### Written exercise
Please retype the data in full and exactly; the pictures are not part of the copy.

### Supplied data
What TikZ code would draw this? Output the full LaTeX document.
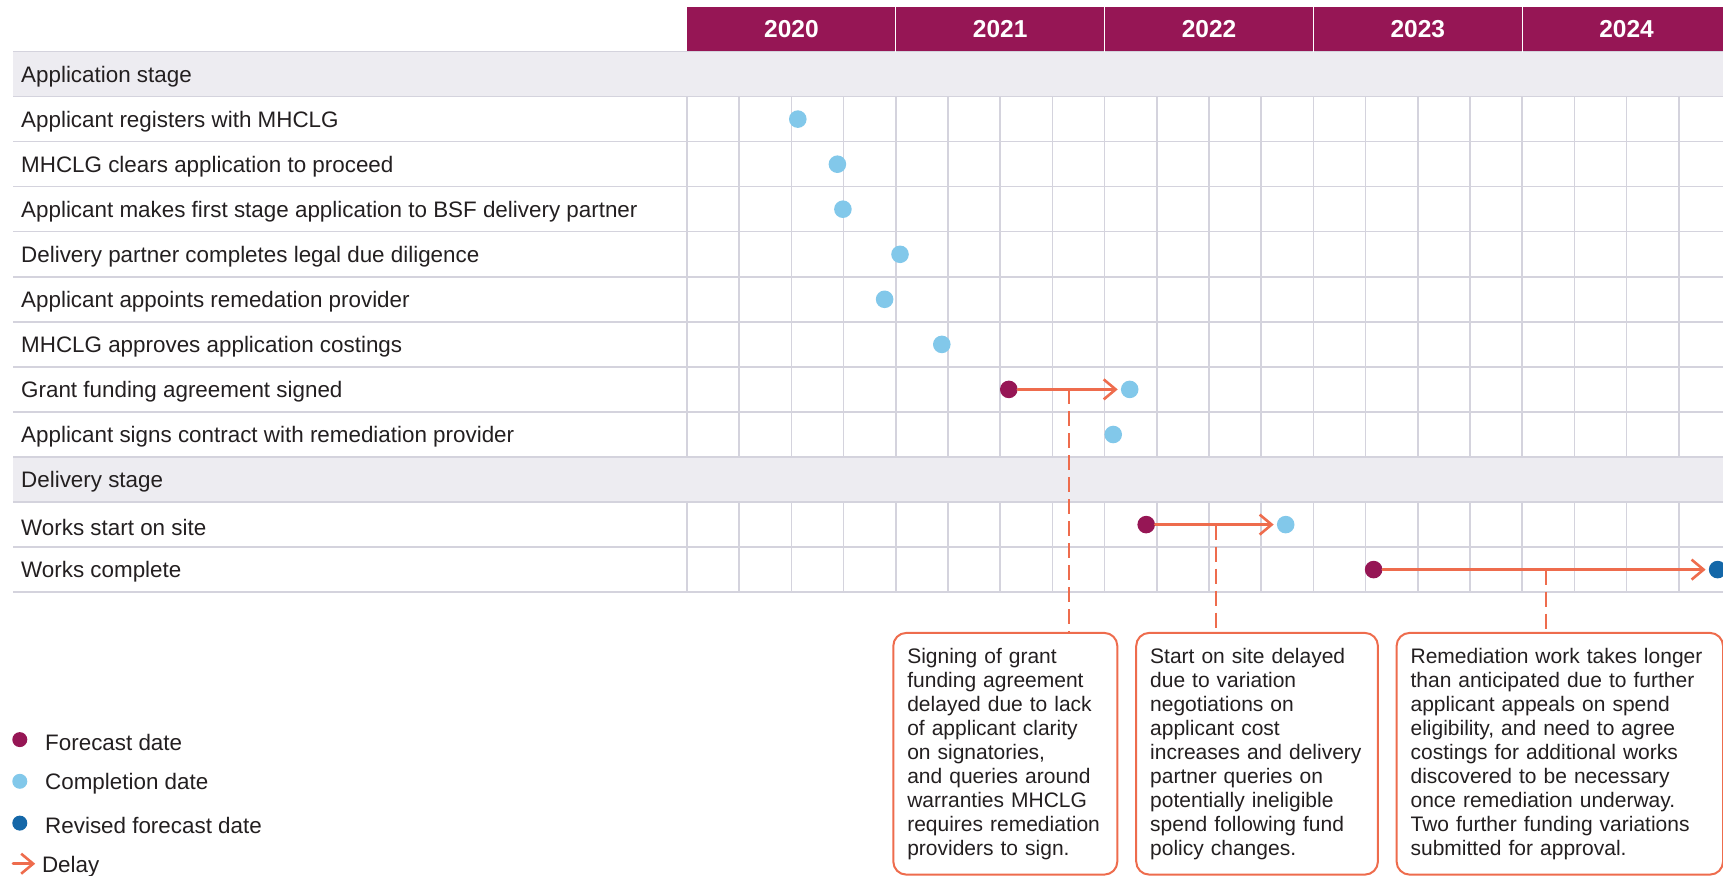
\documentclass[tikz,border=0pt]{standalone}
\usepackage{fontspec}
\setmainfont{Liberation Sans}
\usetikzlibrary{arrows.meta,calc}
\definecolor{plum}{HTML}{961655}
\definecolor{sky}{HTML}{82C8EA}
\definecolor{navy}{HTML}{1467A8}
\definecolor{coral}{HTML}{EE6C4D}
\definecolor{bandgray}{HTML}{EDECF1}
\definecolor{rule}{HTML}{D4D3DD}
\definecolor{ink}{HTML}{231F20}
\begin{document}
\begin{tikzpicture}[x=1pt,y=-1pt, line join=round, line cap=round,
    rowtext/.style={anchor=west, text=ink, inner sep=0, yshift=-2.5pt, font=\fontsize{22.4}{26}\selectfont},
    year/.style={text=white, font=\fontsize{24.5}{28}\selectfont\bfseries},
    gridline/.style={draw=rule, line width=1.5, line cap=butt},
    dot/.style={circle, inner sep=0, minimum size=17.6},
    done/.style={dot, fill=sky},
    fcast/.style={dot, fill=plum},
    revised/.style={dot, fill=navy},
    delay/.style={draw=coral, line width=2.6, -{Straight Barb[length=12pt,width=20pt]}, shorten >=3pt},
    lead/.style={draw=coral, line width=2.2, line cap=butt, dash pattern=on 15pt off 7pt},
    note/.style={draw=coral, line width=2, rounded corners=13pt, anchor=north west, align=left,
      text=ink, inner xsep=14, minimum height=241.7, font=\fontsize{21}{24}\selectfont}]
    \def\xo{687} \def\qw{52.2} \def\yo{51.5} \def\rh{45.06}
    \useasboundingbox (0,0) rectangle (1723,875);
    \fill[bandgray] (13,\yo) rectangle (1723,{\yo+\rh});
    \fill[bandgray] (13,{\yo+9*\rh}) rectangle (1723,{\yo+10*\rh});
    \foreach \k in {0,...,19} {
        \draw[gridline] ({\xo+\qw*\k},{\yo+\rh}) -- ({\xo+\qw*\k},{\yo+9*\rh});
        \draw[gridline] ({\xo+\qw*\k},{\yo+10*\rh}) -- ({\xo+\qw*\k},{\yo+12*\rh});
    }
    \foreach \r in {0,...,12}
        \draw[gridline] (13,{\yo+\rh*\r}) -- (1723,{\yo+\rh*\r});
    \fill[plum] (\xo,6.6) rectangle (1723,\yo);
    \foreach \k in {1,...,4}
        \draw[white, line width=1.2] ({\xo+4*\qw*\k},6.6) -- ({\xo+4*\qw*\k},\yo);
    \foreach \n/\yr in {0/2020,1/2021,2/2022,3/2023,4/2024}
        \node[year] (y\n) at ({\xo+\qw*(4*\n+2)},29) {\yr};
    \node[rowtext] (s1) at (21,{\yo+\rh*0.5}) {Application stage};
    \node[rowtext] (s2) at (21,{\yo+\rh*9.5}) {Delivery stage};
    \foreach \r/\t in {1/{Applicant registers with MHCLG},
        2/{MHCLG clears application to proceed},
        3/{Applicant makes first stage application to BSF delivery partner},
        4/{Delivery partner completes legal due diligence},
        5/{Applicant appoints remedation provider},
        6/{MHCLG approves application costings},
        7/{Grant funding agreement signed},
        8/{Applicant signs contract with remediation provider},
        10/{Works start on site},
        11/{Works complete}}
        \node[rowtext] (t\r) at (21,{\yo+\rh*(\r+0.5)}) {\t};
    \node[done] (c1) at (797.8,119.1) {};
    \node[done] (c2) at (837.4,164.2) {};
    \node[done] (c3) at (842.9,209.2) {};
    \node[done] (c4) at (900.0,254.3) {};
    \node[done] (c5) at (884.6,299.3) {};
    \node[done] (c6) at (941.8,344.4) {};
    \node[fcast] (f7) at (1008.8,389.4) {};
    \node[done] (c7) at (1129.7,389.4) {};
    \node[done] (c8) at (1113.2,434.5) {};
    \node[fcast] (f10) at (1146.2,524.6) {};
    \node[done] (c10) at (1285.7,524.6) {};
    \node[fcast] (f11) at (1373.6,569.6) {};
    \node[revised] (c11) at (1717.6,569.6) {};
    \draw[delay] (f7) -- (c7);
    \draw[delay] (f10) -- (c10);
    \draw[delay] (f11) -- (c11);
    \coordinate (m7) at ($(f7)!0.5!(c7)$);
    \coordinate (m10) at ($(f10)!0.5!(c10)$);
    \coordinate (m11) at ($(f11)!0.5!(c11)$);
    \node[note, text width=196] (n1) at (892.3,631.9) {Signing of grant\\funding agreement\\delayed due to lack\\of applicant clarity\\on signatories,\\and queries around\\warranties MHCLG\\requires remediation\\providers to sign.};
    \node[note, text width=213.7] (n2) at (1135.2,631.9) {Start on site delayed\\due to variation\\negotiations on\\applicant cost\\increases and delivery\\partner queries on\\potentially ineligible\\spend following fund\\policy changes.};
    \node[note, text width=298.4] (n3) at (1395.6,631.9) {Remediation work takes longer\\than anticipated due to further\\applicant appeals on spend\\eligibility, and need to agree\\costings for additional works\\discovered to be necessary\\once remediation underway.\\Two further funding variations\\submitted for approval.};
    \draw[lead] (m7) -- (m7 |- n1.north);
    \draw[lead] (m10) -- (m10 |- n2.north);
    \draw[lead] (m11) -- (m11 |- n3.north);
    \node[fcast, minimum size=15] (k1) at (19.8,739.6) {};
    \node[rowtext] (k1t) at (45,739.6) {Forecast date};
    \node[done, minimum size=15] (k2) at (19.8,781.3) {};
    \node[rowtext] (k2t) at (45,781.3) {Completion date};
    \node[revised, minimum size=15] (k3) at (19.8,823.1) {};
    \node[rowtext] (k3t) at (45,823.1) {Revised forecast date};
    \coordinate (d0) at (13,863.7);
    \coordinate (d1) at (35.2,863.7);
    \draw[delay, shorten >=0pt] (d0) -- (d1);
    \node[rowtext] (kd) at (41.8,863.7) {Delay};
\end{tikzpicture}
\end{document}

### Complete output
What TikZ code would draw this? Output the full LaTeX document.
\documentclass[tikz,border=0pt]{standalone}
\usepackage{fontspec}
\setmainfont{Liberation Sans}
\usetikzlibrary{arrows.meta,calc}
\definecolor{plum}{HTML}{961655}
\definecolor{sky}{HTML}{82C8EA}
\definecolor{navy}{HTML}{1467A8}
\definecolor{coral}{HTML}{EE6C4D}
\definecolor{bandgray}{HTML}{EDECF1}
\definecolor{rule}{HTML}{D4D3DD}
\definecolor{ink}{HTML}{231F20}
\begin{document}
\begin{tikzpicture}[x=1pt,y=-1pt, line join=round, line cap=round,
    rowtext/.style={anchor=west, text=ink, inner sep=0, yshift=-2.5pt, font=\fontsize{22.4}{26}\selectfont},
    year/.style={text=white, font=\fontsize{24.5}{28}\selectfont\bfseries},
    gridline/.style={draw=rule, line width=1.5, line cap=butt},
    dot/.style={circle, inner sep=0, minimum size=17.6},
    done/.style={dot, fill=sky},
    fcast/.style={dot, fill=plum},
    revised/.style={dot, fill=navy},
    delay/.style={draw=coral, line width=2.6, -{Straight Barb[length=12pt,width=20pt]}, shorten >=3pt},
    lead/.style={draw=coral, line width=2.2, line cap=butt, dash pattern=on 15pt off 7pt},
    note/.style={draw=coral, line width=2, rounded corners=13pt, anchor=north west, align=left,
      text=ink, inner xsep=14, minimum height=241.7, font=\fontsize{21}{24}\selectfont}]
    \def\xo{687} \def\qw{52.2} \def\yo{51.5} \def\rh{45.06}
    \useasboundingbox (0,0) rectangle (1723,875);
    \fill[bandgray] (13,\yo) rectangle (1723,{\yo+\rh});
    \fill[bandgray] (13,{\yo+9*\rh}) rectangle (1723,{\yo+10*\rh});
    \foreach \k in {0,...,19} {
        \draw[gridline] ({\xo+\qw*\k},{\yo+\rh}) -- ({\xo+\qw*\k},{\yo+9*\rh});
        \draw[gridline] ({\xo+\qw*\k},{\yo+10*\rh}) -- ({\xo+\qw*\k},{\yo+12*\rh});
    }
    \foreach \r in {0,...,12}
        \draw[gridline] (13,{\yo+\rh*\r}) -- (1723,{\yo+\rh*\r});
    \fill[plum] (\xo,6.6) rectangle (1723,\yo);
    \foreach \k in {1,...,4}
        \draw[white, line width=1.2] ({\xo+4*\qw*\k},6.6) -- ({\xo+4*\qw*\k},\yo);
    \foreach \n/\yr in {0/2020,1/2021,2/2022,3/2023,4/2024}
        \node[year] (y\n) at ({\xo+\qw*(4*\n+2)},29) {\yr};
    \node[rowtext] (s1) at (21,{\yo+\rh*0.5}) {Application stage};
    \node[rowtext] (s2) at (21,{\yo+\rh*9.5}) {Delivery stage};
    \foreach \r/\t in {1/{Applicant registers with MHCLG},
        2/{MHCLG clears application to proceed},
        3/{Applicant makes first stage application to BSF delivery partner},
        4/{Delivery partner completes legal due diligence},
        5/{Applicant appoints remedation provider},
        6/{MHCLG approves application costings},
        7/{Grant funding agreement signed},
        8/{Applicant signs contract with remediation provider},
        10/{Works start on site},
        11/{Works complete}}
        \node[rowtext] (t\r) at (21,{\yo+\rh*(\r+0.5)}) {\t};
    \node[done] (c1) at (797.8,119.1) {};
    \node[done] (c2) at (837.4,164.2) {};
    \node[done] (c3) at (842.9,209.2) {};
    \node[done] (c4) at (900.0,254.3) {};
    \node[done] (c5) at (884.6,299.3) {};
    \node[done] (c6) at (941.8,344.4) {};
    \node[fcast] (f7) at (1008.8,389.4) {};
    \node[done] (c7) at (1129.7,389.4) {};
    \node[done] (c8) at (1113.2,434.5) {};
    \node[fcast] (f10) at (1146.2,524.6) {};
    \node[done] (c10) at (1285.7,524.6) {};
    \node[fcast] (f11) at (1373.6,569.6) {};
    \node[revised] (c11) at (1717.6,569.6) {};
    \draw[delay] (f7) -- (c7);
    \draw[delay] (f10) -- (c10);
    \draw[delay] (f11) -- (c11);
    \coordinate (m7) at ($(f7)!0.5!(c7)$);
    \coordinate (m10) at ($(f10)!0.5!(c10)$);
    \coordinate (m11) at ($(f11)!0.5!(c11)$);
    \node[note, text width=196] (n1) at (892.3,631.9) {Signing of grant\\funding agreement\\delayed due to lack\\of applicant clarity\\on signatories,\\and queries around\\warranties MHCLG\\requires remediation\\providers to sign.};
    \node[note, text width=213.7] (n2) at (1135.2,631.9) {Start on site delayed\\due to variation\\negotiations on\\applicant cost\\increases and delivery\\partner queries on\\potentially ineligible\\spend following fund\\policy changes.};
    \node[note, text width=298.4] (n3) at (1395.6,631.9) {Remediation work takes longer\\than anticipated due to further\\applicant appeals on spend\\eligibility, and need to agree\\costings for additional works\\discovered to be necessary\\once remediation underway.\\Two further funding variations\\submitted for approval.};
    \draw[lead] (m7) -- (m7 |- n1.north);
    \draw[lead] (m10) -- (m10 |- n2.north);
    \draw[lead] (m11) -- (m11 |- n3.north);
    \node[fcast, minimum size=15] (k1) at (19.8,739.6) {};
    \node[rowtext] (k1t) at (45,739.6) {Forecast date};
    \node[done, minimum size=15] (k2) at (19.8,781.3) {};
    \node[rowtext] (k2t) at (45,781.3) {Completion date};
    \node[revised, minimum size=15] (k3) at (19.8,823.1) {};
    \node[rowtext] (k3t) at (45,823.1) {Revised forecast date};
    \coordinate (d0) at (13,863.7);
    \coordinate (d1) at (35.2,863.7);
    \draw[delay, shorten >=0pt] (d0) -- (d1);
    \node[rowtext] (kd) at (41.8,863.7) {Delay};
\end{tikzpicture}
\end{document}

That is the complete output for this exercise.